## Start RECORDED DATA

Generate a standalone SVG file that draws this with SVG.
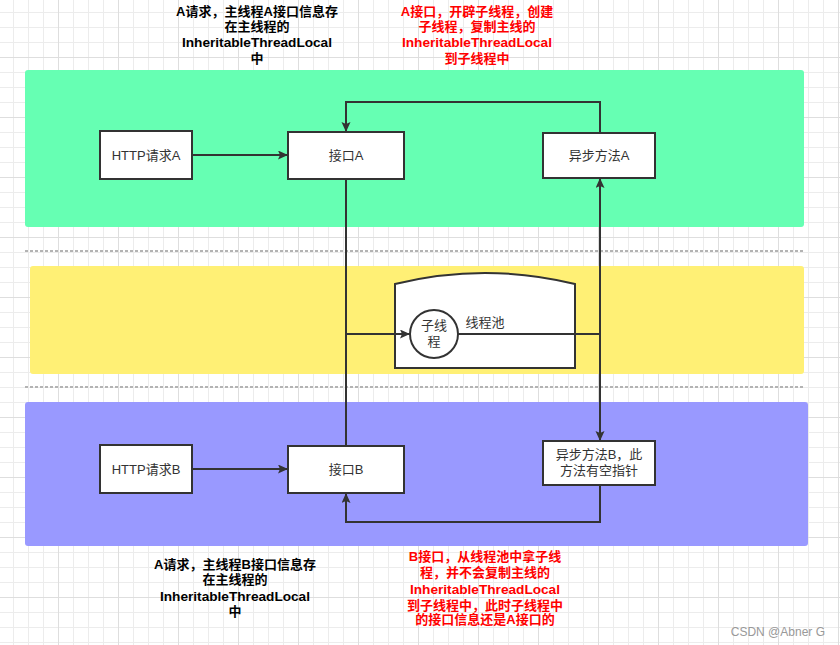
<svg xmlns="http://www.w3.org/2000/svg" width="840" height="645" viewBox="0 0 840 645">
<defs>
<pattern id="grid" x="-2" y="-3" width="60" height="60" patternUnits="userSpaceOnUse">
<rect x="0" y="0" width="60" height="60" fill="#ffffff"/>
<g fill="#ececec">
<rect x="15" y="0" width="1" height="60"/><rect x="30" y="0" width="1" height="60"/><rect x="45" y="0" width="1" height="60"/>
<rect x="0" y="15" width="60" height="1"/><rect x="0" y="30" width="60" height="1"/><rect x="0" y="45" width="60" height="1"/>
</g>
<g fill="#dedede"><rect x="0" y="0" width="1" height="60"/><rect x="0" y="0" width="60" height="1"/></g>
</pattern>
<marker id="arr" markerUnits="userSpaceOnUse" markerWidth="12" markerHeight="10" refX="10" refY="4.5" orient="auto" viewBox="0 0 12 10">
<path d="M0,0 L10,4.5 L0,9 L2,4.5 Z" fill="#333333"/>
</marker>
<style>
.box{fill:#ffffff;stroke:#333333;stroke-width:2}
.t{font-family:"Liberation Sans","Noto Sans CJK SC",sans-serif;font-size:13px;fill:#333333;text-anchor:middle}
.n{font-family:"Liberation Sans","Noto Sans CJK SC",sans-serif;font-size:13px;font-weight:bold;fill:#000000;text-anchor:middle}
.r{fill:#ff0000}
.edge{fill:none;stroke:#333333;stroke-width:2}
.dash{stroke:#b3b3b3;stroke-width:2;stroke-dasharray:3,2;fill:none}
</style>
</defs>
<rect x="0" y="0" width="840" height="645" fill="url(#grid)"/>

<g id="bands">
<rect x="25" y="70" width="779" height="157" rx="3" fill="#66ffb3"/>
<line class="dash" x1="25" y1="251" x2="804" y2="251"/>
<rect x="30" y="266" width="774" height="108" rx="3" fill="#fff075"/>
<line class="dash" x1="25" y1="387" x2="804" y2="387"/>
<rect x="25" y="402" width="783" height="144" rx="3" fill="#9999ff"/>
</g>

<g id="pool">
<path class="box" d="M395,284 Q485,262 575,284 L575,368 L395,368 Z"/>
<text class="t" x="485" y="327">线程池</text>
</g>

<g id="connectors">
<path class="edge" d="M192,155 L288,155" marker-end="url(#arr)"/>
<path class="edge" d="M192,469 L288,469" marker-end="url(#arr)"/>
<path class="edge" d="M600,133 L600,102 L346,102 L346,132" marker-end="url(#arr)"/>
<path class="edge" d="M600,485 L600,522 L346,522 L346,493" marker-end="url(#arr)"/>
<path class="edge" d="M346,179 L346,334 L410,334" marker-end="url(#arr)"/>
<path class="edge" d="M346,446 L346,334"/>
<path class="edge" d="M458,334 L600,334 L600,178" marker-end="url(#arr)"/>
<path class="edge" d="M600,334 L600,441" marker-end="url(#arr)"/>
</g>

<g id="thread">
<circle cx="434" cy="334" r="24" fill="#ffffff" stroke="#333333" stroke-width="2"/>
<text class="t" x="434" y="330">子线</text>
<text class="t" x="434" y="346">程</text>
</g>

<g id="httpA"><rect class="box" x="100" y="131" width="92" height="48"/><text class="t" x="146" y="160">HTTP请求A</text></g>
<g id="apiA"><rect class="box" x="288" y="132" width="116" height="47"/><text class="t" x="346" y="160">接口A</text></g>
<g id="asyncA"><rect class="box" x="543" y="133" width="112" height="45"/><text class="t" x="599" y="160">异步方法A</text></g>
<g id="httpB"><rect class="box" x="100" y="445" width="92" height="48"/><text class="t" x="146" y="474">HTTP请求B</text></g>
<g id="apiB"><rect class="box" x="288" y="446" width="116" height="47"/><text class="t" x="346" y="474">接口B</text></g>
<g id="asyncB"><rect class="box" x="543" y="441" width="112" height="44"/><text class="t" x="599" y="459">异步方法B，此</text><text class="t" x="599" y="475">方法有空指针</text></g>

<g id="noteTopA">
<text class="n" x="257" y="16">A请求，主线程A接口信息存</text>
<text class="n" x="257" y="31">在主线程的</text>
<text class="n" x="257" y="47" textLength="150" lengthAdjust="spacingAndGlyphs">InheritableThreadLocal</text>
<text class="n" x="257" y="63">中</text>
</g>
<g id="noteTopB">
<text class="n r" x="477" y="16">A接口，开辟子线程，创建</text>
<text class="n r" x="477" y="31">子线程，复制主线的</text>
<text class="n r" x="477" y="47" textLength="150" lengthAdjust="spacingAndGlyphs">InheritableThreadLocal</text>
<text class="n r" x="477" y="63">到子线程中</text>
</g>
<g id="noteBottomA">
<text class="n" x="235" y="569">A请求，主线程B接口信息存</text>
<text class="n" x="235" y="584">在主线程的</text>
<text class="n" x="235" y="601" textLength="150" lengthAdjust="spacingAndGlyphs">InheritableThreadLocal</text>
<text class="n" x="235" y="616">中</text>
</g>
<g id="noteBottomB">
<text class="n r" x="485" y="561">B接口，从线程池中拿子线</text>
<text class="n r" x="485" y="577">程，并不会复制主线的</text>
<text class="n r" x="485" y="594" textLength="150" lengthAdjust="spacingAndGlyphs">InheritableThreadLocal</text>
<text class="n r" x="485" y="610">到子线程中，此时子线程中</text>
<text class="n r" x="485" y="624">的接口信息还是A接口的</text>
</g>
<text x="825" y="636" font-family="'Liberation Sans','Noto Sans CJK SC',sans-serif" font-size="12" fill="#999999" text-anchor="end">CSDN @Abner G</text>
</svg>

## End RECORDED DATA

THE PROBLEM
Without the pictures, transcribe the listing above exactly.

REPLY TO THE TASK
Generate a standalone SVG file that draws this with SVG.
<svg xmlns="http://www.w3.org/2000/svg" width="840" height="645" viewBox="0 0 840 645">
<defs>
<pattern id="grid" x="-2" y="-3" width="60" height="60" patternUnits="userSpaceOnUse">
<rect x="0" y="0" width="60" height="60" fill="#ffffff"/>
<g fill="#ececec">
<rect x="15" y="0" width="1" height="60"/><rect x="30" y="0" width="1" height="60"/><rect x="45" y="0" width="1" height="60"/>
<rect x="0" y="15" width="60" height="1"/><rect x="0" y="30" width="60" height="1"/><rect x="0" y="45" width="60" height="1"/>
</g>
<g fill="#dedede"><rect x="0" y="0" width="1" height="60"/><rect x="0" y="0" width="60" height="1"/></g>
</pattern>
<marker id="arr" markerUnits="userSpaceOnUse" markerWidth="12" markerHeight="10" refX="10" refY="4.5" orient="auto" viewBox="0 0 12 10">
<path d="M0,0 L10,4.5 L0,9 L2,4.5 Z" fill="#333333"/>
</marker>
<style>
.box{fill:#ffffff;stroke:#333333;stroke-width:2}
.t{font-family:"Liberation Sans","Noto Sans CJK SC",sans-serif;font-size:13px;fill:#333333;text-anchor:middle}
.n{font-family:"Liberation Sans","Noto Sans CJK SC",sans-serif;font-size:13px;font-weight:bold;fill:#000000;text-anchor:middle}
.r{fill:#ff0000}
.edge{fill:none;stroke:#333333;stroke-width:2}
.dash{stroke:#b3b3b3;stroke-width:2;stroke-dasharray:3,2;fill:none}
</style>
</defs>
<rect x="0" y="0" width="840" height="645" fill="url(#grid)"/>

<g id="bands">
<rect x="25" y="70" width="779" height="157" rx="3" fill="#66ffb3"/>
<line class="dash" x1="25" y1="251" x2="804" y2="251"/>
<rect x="30" y="266" width="774" height="108" rx="3" fill="#fff075"/>
<line class="dash" x1="25" y1="387" x2="804" y2="387"/>
<rect x="25" y="402" width="783" height="144" rx="3" fill="#9999ff"/>
</g>

<g id="pool">
<path class="box" d="M395,284 Q485,262 575,284 L575,368 L395,368 Z"/>
<text class="t" x="485" y="327">线程池</text>
</g>

<g id="connectors">
<path class="edge" d="M192,155 L288,155" marker-end="url(#arr)"/>
<path class="edge" d="M192,469 L288,469" marker-end="url(#arr)"/>
<path class="edge" d="M600,133 L600,102 L346,102 L346,132" marker-end="url(#arr)"/>
<path class="edge" d="M600,485 L600,522 L346,522 L346,493" marker-end="url(#arr)"/>
<path class="edge" d="M346,179 L346,334 L410,334" marker-end="url(#arr)"/>
<path class="edge" d="M346,446 L346,334"/>
<path class="edge" d="M458,334 L600,334 L600,178" marker-end="url(#arr)"/>
<path class="edge" d="M600,334 L600,441" marker-end="url(#arr)"/>
</g>

<g id="thread">
<circle cx="434" cy="334" r="24" fill="#ffffff" stroke="#333333" stroke-width="2"/>
<text class="t" x="434" y="330">子线</text>
<text class="t" x="434" y="346">程</text>
</g>

<g id="httpA"><rect class="box" x="100" y="131" width="92" height="48"/><text class="t" x="146" y="160">HTTP请求A</text></g>
<g id="apiA"><rect class="box" x="288" y="132" width="116" height="47"/><text class="t" x="346" y="160">接口A</text></g>
<g id="asyncA"><rect class="box" x="543" y="133" width="112" height="45"/><text class="t" x="599" y="160">异步方法A</text></g>
<g id="httpB"><rect class="box" x="100" y="445" width="92" height="48"/><text class="t" x="146" y="474">HTTP请求B</text></g>
<g id="apiB"><rect class="box" x="288" y="446" width="116" height="47"/><text class="t" x="346" y="474">接口B</text></g>
<g id="asyncB"><rect class="box" x="543" y="441" width="112" height="44"/><text class="t" x="599" y="459">异步方法B，此</text><text class="t" x="599" y="475">方法有空指针</text></g>

<g id="noteTopA">
<text class="n" x="257" y="16">A请求，主线程A接口信息存</text>
<text class="n" x="257" y="31">在主线程的</text>
<text class="n" x="257" y="47" textLength="150" lengthAdjust="spacingAndGlyphs">InheritableThreadLocal</text>
<text class="n" x="257" y="63">中</text>
</g>
<g id="noteTopB">
<text class="n r" x="477" y="16">A接口，开辟子线程，创建</text>
<text class="n r" x="477" y="31">子线程，复制主线的</text>
<text class="n r" x="477" y="47" textLength="150" lengthAdjust="spacingAndGlyphs">InheritableThreadLocal</text>
<text class="n r" x="477" y="63">到子线程中</text>
</g>
<g id="noteBottomA">
<text class="n" x="235" y="569">A请求，主线程B接口信息存</text>
<text class="n" x="235" y="584">在主线程的</text>
<text class="n" x="235" y="601" textLength="150" lengthAdjust="spacingAndGlyphs">InheritableThreadLocal</text>
<text class="n" x="235" y="616">中</text>
</g>
<g id="noteBottomB">
<text class="n r" x="485" y="561">B接口，从线程池中拿子线</text>
<text class="n r" x="485" y="577">程，并不会复制主线的</text>
<text class="n r" x="485" y="594" textLength="150" lengthAdjust="spacingAndGlyphs">InheritableThreadLocal</text>
<text class="n r" x="485" y="610">到子线程中，此时子线程中</text>
<text class="n r" x="485" y="624">的接口信息还是A接口的</text>
</g>
<text x="825" y="636" font-family="'Liberation Sans','Noto Sans CJK SC',sans-serif" font-size="12" fill="#999999" text-anchor="end">CSDN @Abner G</text>
</svg>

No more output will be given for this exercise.